Pese a las diferencias que existen entre ellas, las tres novelas proponen una historia apócrifa, alternativa al relato oficial de los hechos. En Música acuática, Mungo Park va tomando nota de todo lo que observa en su expedición por la cuenca del río Níger (“Para eso estoy aquí”), pero “¿atenerme a los hechos y nada más?”, se pregunta, “eso es algo que los lectores ingleses nunca aceptarían. Si quieren hechos, pueden leer las actas oficiales de los debates del Parlamento británico”. También para Pynchon, “Los hechos son juguetes con que se distraen los abogados, son peonzas y aros, siempre girando”. Por boca del Reverendo Cherrycoke, Pynchon viene a decir que la historia y la verdad no suelen caminar de la mano, y que, dado que la historia se cuenta en función de los intereses de quienes detentan el poder, es preferible que la cuenten: “fabuladores y falsificadores, vendedores de baladas y chiflados de todo pelaje, maestros del disfraz que le proporcionen el traje, el tocado y el porte, y un discurso lo bastante ágil para mantenerla alejada de los deseos (incluso de la curiosidad) del gobierno”. Aunque la novela de Boyle se publicó diecisiete años antes que Mason y Dixon, el otro protagonista de Música acuática, Ned Rise (que sólo tiene una vida de papel), parece encarnar a la perfección a uno de esos narradores ideales de la historia de los que habla Pynchon. Ned Rise es un estafador, el artífice de uno de los primeros espectáculos porno del Soho londinense, un maestro del travestismo, un ladrón de cadáveres… En definitiva, uno de esos granujas de medio pelo cuyo discurso se mantiene a millas de distancia de las garras del gobierno.

Desde su arranque es evidente que Música acuática se narra desde una perspectiva distinta a la oficial.
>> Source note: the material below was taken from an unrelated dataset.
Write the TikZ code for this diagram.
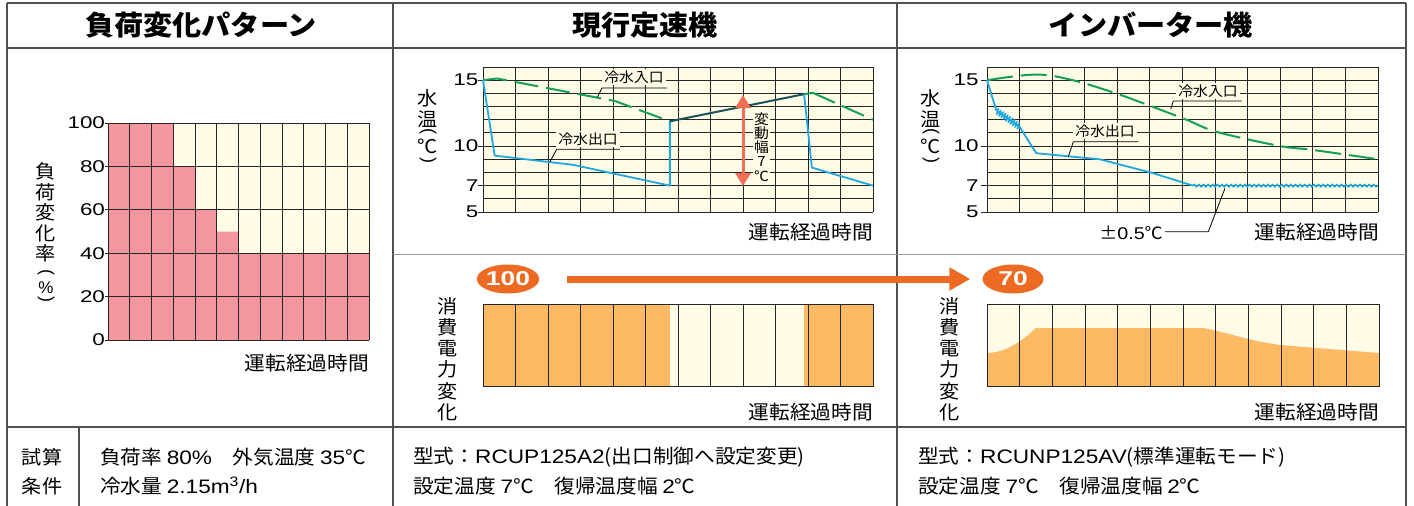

Ya en la primera página nos encontramos al moro Alí, emir de Ludamar, escudriñando “las pálidas y arrugadas nalgas de Mungo con la actitud de un gastrónomo examinando una mosca en su vichysoisse”. A diferencia de la perspectiva cenital desde la que los colonizadores acostumbran a mirar a los colonizados, aquí son los “pobres negritos del África tropical” los que dejan con el culo al aire al hombre blanco, aireando sus vergüenzas sin ningún pudor. La crítica al imperialismo es sutil, pero omnipresente en la novela. Así, el más civilizado de todos los personajes, la auténtica voz de la razón, no es un hombre blanco, sino Johnson, el esclavo negro que acompaña a Mungo en sus expediciones y que, a cambio de sus servicios, lo único que pide es un ejemplar de un libro de Alexander Pope firmado por el autor.

Como todas las buenas novelas, Música acuática tiene varios niveles de lectura. En la superficie, nos encontramos con una entretenida novela de aventuras al estilo del mejor John Barth (el de El plantador de tabaco) o de E. L. Doctorow (pero con más gracia). En esta línea, un crítico del Boston Sun dijo que la novela de Boyle revitalizaba el género del mismo modo que En busca del arca perdida lo había hecho con el cine de aventuras. Pero, si uno hace como Mungo Park y se para a escuchar lo que arrastra este Níger, notará que en el fondo resuenan también otras novelas. De hecho, William H. Gass señaló que el título del libro, además de a Händel, remitía a Joyce (el poeta escocés Hugh MacDiarmid escribió un poema llamado “Water music” homenajeando a Anna Livia Plurabelle, la mujer-río que protagoniza Finnegans Wake). Como dice el propio Boyle, Música acuática es pura metaficción. Así, los títulos de algunos capítulos (“Exquisiteces de Chichikov”, “El corazón de las tinieblas” o “Ni Twist, ni Copperfield y ni siquiera Fagin”) aluden a Gógol, Conrad o su admirado Dickens. Las páginas en que se narra la venida al mundo de Ned Rise, cuya “niñez fue tan depravada que, de haberla imaginado, hasta un Zola hubiera sentido escalofríos”, pueden leerse como un homenaje al escritor inglés. Y tampoco faltan en estas aguas el cameo del Monstruo del Lago Ness o un guiño a Pierre Menard, creador de la “técnica del anacronismo deliberado” que “puebla de aventura los libros más calmosos” y que, de tanto ser invocado por unos y por otros, va a acabar por volver a la vida (en papel o en carne y hueso, no sabría decir)… Música acuática es, por encima de todo, un homenaje a la literatura. Un clásico moderno en toda regla, a la altura de los más grandes.